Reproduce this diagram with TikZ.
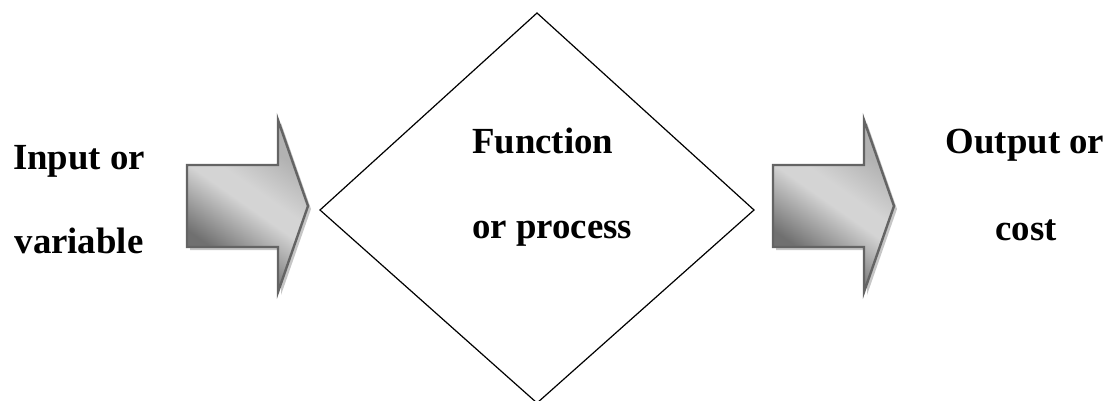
\documentclass[tikz,border=0pt]{standalone}
\usepackage{fontspec}
\setmainfont{Liberation Serif}
\definecolor{arrowedge}{RGB}{100,100,100}
\definecolor{arrowshadow}{RGB}{198,198,198}
\definecolor{shadedark}{RGB}{112,112,112}
\definecolor{shadelight}{RGB}{212,212,212}
\definecolor{shadeend}{RGB}{178,178,178}
% diagonal grey sheen for the block arrows: dark corner, bright middle band
\pgfdeclareverticalshading{arrowsheen}{100bp}{
  color(0bp)=(shadedark); color(32bp)=(shadedark); color(50bp)=(shadelight);
  color(56bp)=(shadelight); color(70bp)=(shadeend); color(100bp)=(shadeend)}
\begin{document}
\begin{tikzpicture}[x=1pt,y=-1pt,
  textline/.style={font=\fontsize{36.8}{40}\selectfont\bfseries, anchor=base, inner sep=0pt},
  leftline/.style={textline, anchor=base west},
  fatarrow/.pic={
    % soft drop shadow
    \fill[arrowshadow, shift={(3,3)}]
      (0,0) -- (91,0) -- (91,-45) -- (121,41) -- (91,127) -- (91,82) -- (0,82) -- cycle;
    % shaded arrow body with grey rim
    \draw[arrowedge, line width=2.4pt, line join=miter,
          shading=arrowsheen, shading angle=-35]
      (0,0) -- (91,0) -- (91,-45) -- (121,41) -- (91,127) -- (91,82) -- (0,82) -- cycle;
  }]
\useasboundingbox (0,0) rectangle (1118,401);

% process diamond
\coordinate (dtop) at (537,13);
\coordinate (dright) at (754,210);
\coordinate (dbottom) at (537,403);
\coordinate (dleft) at (320,210);
\draw[black, line width=1.2pt, line join=miter] (dtop) -- (dright) -- (dbottom) -- (dleft) -- cycle;

% block arrows
\pic (inarrow) at (187,165) {fatarrow};
\pic (outarrow) at (773,165) {fatarrow};

% labels
\node[textline] (in1) at (79,169) {Input or};
\node[textline] (in2) at (79,253) {variable};
\node[leftline] (fn1) at (472,153) {Function};
\node[leftline] (fn2) at (472,238) {or process};
\node[textline] (out1) at (1025,153) {Output or};
\node[textline] (out2) at (1026,240) {cost};
\end{tikzpicture}
\end{document}
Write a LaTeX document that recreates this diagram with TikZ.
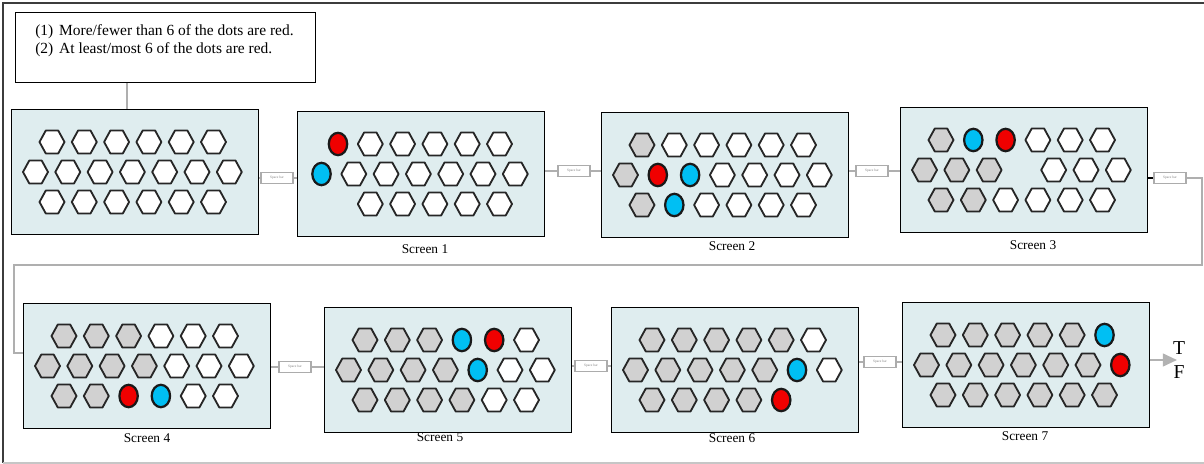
\documentclass[tikz,border=0pt]{standalone}
\usepackage{fontspec}
\setmainfont{Liberation Serif}
\usetikzlibrary{arrows.meta,shadows}
\definecolor{scrfill}{RGB}{223,237,239}
\definecolor{dotblue}{RGB}{0,191,243}
\definecolor{dotred}{RGB}{240,0,0}
\definecolor{conncol}{RGB}{175,175,175}
\definecolor{framecol}{RGB}{60,60,60}
\tikzset{
 screen/.style={draw=black, line width=0.9pt, fill=scrfill, minimum width=6.175cm, minimum height=3.125cm, inner sep=0pt, anchor=north west},
 hexw/.style={draw=black!85, line width=1.3pt, fill=white, line join=round},
 hexg/.style={hexw, fill=black!18},
 dotr/.style={draw=black!90, line width=1.6pt, fill=dotred},
 dotb/.style={dotr, fill=dotblue},
 spacebar/.style={draw=gray!65, line width=0.8pt, fill=white, minimum width=0.8cm, minimum height=0.26cm, inner sep=0pt, font=\fontsize{2.5}{3}\selectfont, text=gray, drop shadow={shadow xshift=0.8pt, shadow yshift=-0.8pt, fill=gray!40, opacity=1}},
 conn/.style={draw=conncol, line width=0.8pt},
 lbl/.style={font=\fontsize{9.5}{11}\selectfont, inner sep=0pt},
 qtext/.style={anchor=base west, inner sep=0pt, font=\fontsize{11}{13}\selectfont},
 tf/.style={font=\fontsize{14}{16}\selectfont, inner sep=0pt},
}
\newcommand\drawelem[3]{%
  \if#1w\draw[hexw] ({#2},{#3}) +(-12.5,0) -- +(-6.2,-11.5) -- +(6.2,-11.5) -- +(12.5,0) -- +(6.2,11.5) -- +(-6.2,11.5) -- cycle;\fi
  \if#1g\draw[hexg] ({#2},{#3}) +(-12.5,0) -- +(-6.2,-11.5) -- +(6.2,-11.5) -- +(12.5,0) -- +(6.2,11.5) -- +(-6.2,11.5) -- cycle;\fi
  \if#1r\draw[dotr] ({#2},{#3}) ellipse [x radius=0.23cm, y radius=0.28cm];\fi
  \if#1b\draw[dotb] ({#2},{#3}) ellipse [x radius=0.23cm, y radius=0.28cm];\fi
}
\newcommand\drawscreen[6]{%
  \node[screen] (#1) at (#2,#3) {};
  \foreach \c [count=\i from 0] in {#4} {\drawelem{\c}{#2+41+\i*32.3}{#3+33}}
  \foreach \c [count=\i from 0] in {#5} {\drawelem{\c}{#2+24.5+\i*32.3}{#3+63}}
  \foreach \c [count=\i from 0] in {#6} {\drawelem{\c}{#2+41+\i*32.3}{#3+93}}
}
\begin{document}
\begin{tikzpicture}[x=0.025cm, y=-0.025cm]
\useasboundingbox (0,0) rectangle (1204,464);
\fill[white] (0,0) rectangle (1204,464);
% outer frame
\draw[framecol, line width=1pt] (1204,3) -- (3,3) -- (3,463);
\draw[gray!45, line width=1pt] (3,463) -- (1204,463);

% question box
\node[draw, line width=0.9pt, minimum width=7.5cm, minimum height=1.75cm, anchor=north west, inner sep=0pt] (q) at (15,12) {};
\node[qtext] (q1) at (35,36) {\makebox[17pt][l]{(1)}More/fewer than 6 of the dots are red.};
\node[qtext] (q2) at (35,54) {\makebox[17pt][l]{(2)}At least/most 6 of the dots are red.};

% screens
\drawscreen{s0}{11}{109}{w,w,w,w,w,w}{w,w,w,w,w,w,w}{w,w,w,w,w,w}
\drawscreen{s1}{297}{111}{r,w,w,w,w,w}{b,w,w,w,w,w,w}{e,w,w,w,w,w}
\drawscreen{s2}{601}{112}{g,w,w,w,w,w}{g,r,b,w,w,w,w}{g,b,w,w,w,w}
\drawscreen{s3}{900}{107}{g,b,r,w,w,w}{g,g,g,e,w,w,w}{g,g,w,w,w,w}
\drawscreen{s4}{23}{303}{g,g,g,w,w,w}{g,g,g,g,w,w,w}{g,g,r,b,w,w}
\drawscreen{s5}{324}{307}{g,g,g,b,r,w}{g,g,g,g,b,w,w}{g,g,g,g,w,w}
\drawscreen{s6}{611}{307}{g,g,g,g,g,w}{g,g,g,g,g,b,w}{g,g,g,g,r,e}
\drawscreen{s7}{902}{302}{g,g,g,g,g,b}{g,g,g,g,g,g,r}{g,g,g,g,g,g}

\draw[conn] ([xshift=2.8cm]q.south west) coordinate (qa) -- (qa |- s0.north);

% space bars
\node[spacebar] (sb1) at (277,178) {Space bar};
\node[spacebar] (sb2) at (574,171) {Space bar};
\node[spacebar] (sb3) at (872,171) {Space bar};
\node[spacebar] (sb4) at (1170,178) {Space bar};
\node[spacebar] (sb5) at (295,367) {Space bar};
\node[spacebar] (sb6) at (591,366) {Space bar};
\node[spacebar] (sb7) at (880,362) {Space bar};

\draw[conn] (s0.east |- sb1) -- (sb1.west);
\draw[conn] (sb1.east) -- (sb1 -| s1.west);
\draw[conn] (s1.east |- sb2) -- (sb2.west);
\draw[conn] (sb2.east) -- (sb2 -| s2.west);
\draw[conn] (s2.east |- sb3) -- (sb3.west);
\draw[conn] (sb3.east) -- (sb3 -| s3.west);
\draw[black, line width=0.8pt] (s3.east |- sb4) -- (sb4.west);
\coordinate (c1) at (1202,178);
\coordinate (c2) at (1202,265);
\coordinate (c3) at (14,265);
\coordinate (c4) at (14,353);
\draw[conn] (sb4.east) -- (c1) -- (c2) -- (c3) -- (c4) -- (c4 -| s4.west);
\draw[conn] (s4.east |- sb5) -- (sb5.west);
\draw[conn] (sb5.east) -- (sb5 -| s5.west);
\draw[conn] (s5.east |- sb6) -- (sb6.west);
\draw[conn] (sb6.east) -- (sb6 -| s6.west);
\draw[conn] (s6.east |- sb7) -- (sb7.west);
\draw[conn] (sb7.east) -- (sb7 -| s7.west);

% labels
\node[lbl] (l1) at (425,249) {Screen 1};
\node[lbl] (l2) at (732,246) {Screen 2};
\node[lbl] (l3) at (1033,245) {Screen 3};
\node[lbl] (l4) at (147,438) {Screen 4};
\node[lbl] (l5) at (440,437) {Screen 5};
\node[lbl] (l6) at (732,438) {Screen 6};
\node[lbl] (l7) at (1025,436) {Screen 7};

% final arrow and T/F
\coordinate (tip) at (1177,360);
\draw[draw=gray!60, line width=1.4pt, -{Triangle[length=10pt,width=9pt,fill=gray!60]}] (tip -| s7.east) -- (tip);
\node[tf] (T) at (1179,348.5) {T};
\node[tf] (F) at (1179,372.5) {F};
\end{tikzpicture}
\end{document}
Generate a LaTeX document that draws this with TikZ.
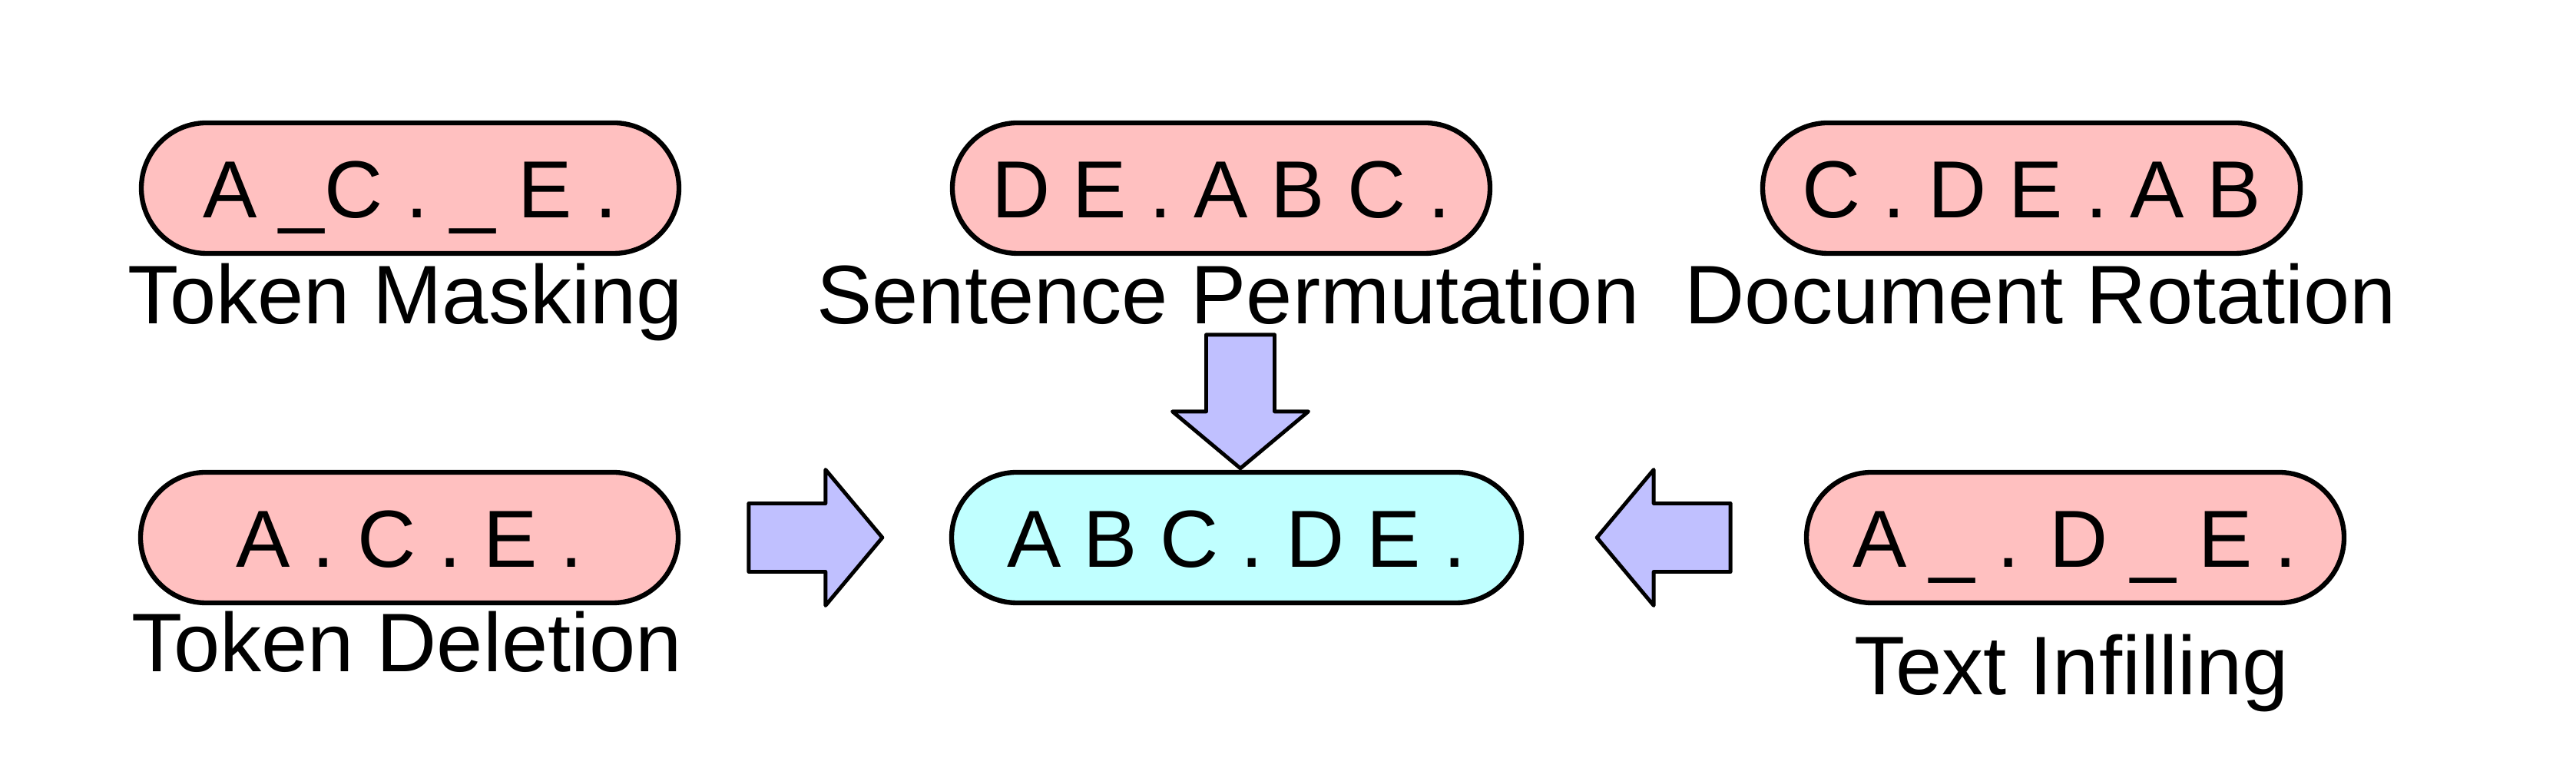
\documentclass[tikz,border=0pt]{standalone}
\usepackage{fontspec}
\setmainfont{Liberation Sans}
\usetikzlibrary{calc}

\definecolor{noisepink}{RGB}{255,192,192}
\definecolor{cleancyan}{RGB}{192,255,255}
\definecolor{arrowblue}{RGB}{192,192,255}

\tikzset{
    seqbox/.style={draw, line width=1.8pt, rounded corners=0.85cm,
        minimum width=7cm, minimum height=1.7cm, inner sep=0pt,
        text height=0.77cm, text depth=0pt, font=\fontsize{30}{36}\selectfont},
    tasklabel/.style={anchor=base, inner sep=0pt, font=\fontsize{30.8}{36}\selectfont},
    blockarrow/.pic={
        \draw[fill=arrowblue, line width=1.4pt, line join=round]
            (0,0) -- (-0.74,0.885) -- (-0.74,0.445) -- (-1.74,0.445)
            -- (-1.74,-0.445) -- (-0.74,-0.445) -- (-0.74,-0.885) -- cycle;
    }
}

\begin{document}
\begin{tikzpicture}
    \useasboundingbox (0,0) rectangle (33.54,10);

    % Noised inputs, top row
    \node[seqbox, fill=noisepink] (mask) at (5.34,7.55) {A \_C . \_ E .};
    \node[seqbox, fill=noisepink] (perm) at (15.90,7.55) {D E . A B C .};
    \node[seqbox, fill=noisepink] (rot) at (26.45,7.55) {C . D E . A B};
    \node[tasklabel] (masklab) at (5.28,5.78) {Token Masking};
    \node[tasklabel] (permlab) at (15.99,5.78) {Sentence Permutation};
    \node[tasklabel] (rotlab) at (26.57,5.78) {Document Rotation};

    % Bottom row, original text in the middle
    \node[seqbox, fill=noisepink] (del) at (5.33,3.0) {A . C . E .};
    \node[seqbox, fill=cleancyan, minimum width=7.42cm] (orig) at (16.10,3.0) {A B C . D E .};
    \node[seqbox, fill=noisepink] (infill) at (27.02,3.0) {A \_ . D \_ E .};
    \node[tasklabel] (dellab) at (5.30,1.25) {Token Deletion};
    \node[tasklabel] (infilllab) at (26.97,0.95) {Text Infilling};

    % Block arrows into the original
    \pic at ($(orig.west)+(-0.87,0)$) {blockarrow};
    \pic[rotate=180] at ($(orig.east)+(0.95,0)$) {blockarrow};
    \pic[rotate=-90] at ($(orig.north)+(0.05,0.02)$) {blockarrow};
\end{tikzpicture}
\end{document}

The problem ->
Print the line above containing "Generate a LaTeX", the line containing "(rotlab) at (26.57,5.78)", and everything between them, exactly as written. Pictures stay out.

Exercise result ->
Generate a LaTeX document that draws this with TikZ.
\documentclass[tikz,border=0pt]{standalone}
\usepackage{fontspec}
\setmainfont{Liberation Sans}
\usetikzlibrary{calc}

\definecolor{noisepink}{RGB}{255,192,192}
\definecolor{cleancyan}{RGB}{192,255,255}
\definecolor{arrowblue}{RGB}{192,192,255}

\tikzset{
    seqbox/.style={draw, line width=1.8pt, rounded corners=0.85cm,
        minimum width=7cm, minimum height=1.7cm, inner sep=0pt,
        text height=0.77cm, text depth=0pt, font=\fontsize{30}{36}\selectfont},
    tasklabel/.style={anchor=base, inner sep=0pt, font=\fontsize{30.8}{36}\selectfont},
    blockarrow/.pic={
        \draw[fill=arrowblue, line width=1.4pt, line join=round]
            (0,0) -- (-0.74,0.885) -- (-0.74,0.445) -- (-1.74,0.445)
            -- (-1.74,-0.445) -- (-0.74,-0.445) -- (-0.74,-0.885) -- cycle;
    }
}

\begin{document}
\begin{tikzpicture}
    \useasboundingbox (0,0) rectangle (33.54,10);

    % Noised inputs, top row
    \node[seqbox, fill=noisepink] (mask) at (5.34,7.55) {A \_C . \_ E .};
    \node[seqbox, fill=noisepink] (perm) at (15.90,7.55) {D E . A B C .};
    \node[seqbox, fill=noisepink] (rot) at (26.45,7.55) {C . D E . A B};
    \node[tasklabel] (masklab) at (5.28,5.78) {Token Masking};
    \node[tasklabel] (permlab) at (15.99,5.78) {Sentence Permutation};
    \node[tasklabel] (rotlab) at (26.57,5.78) {Document Rotation};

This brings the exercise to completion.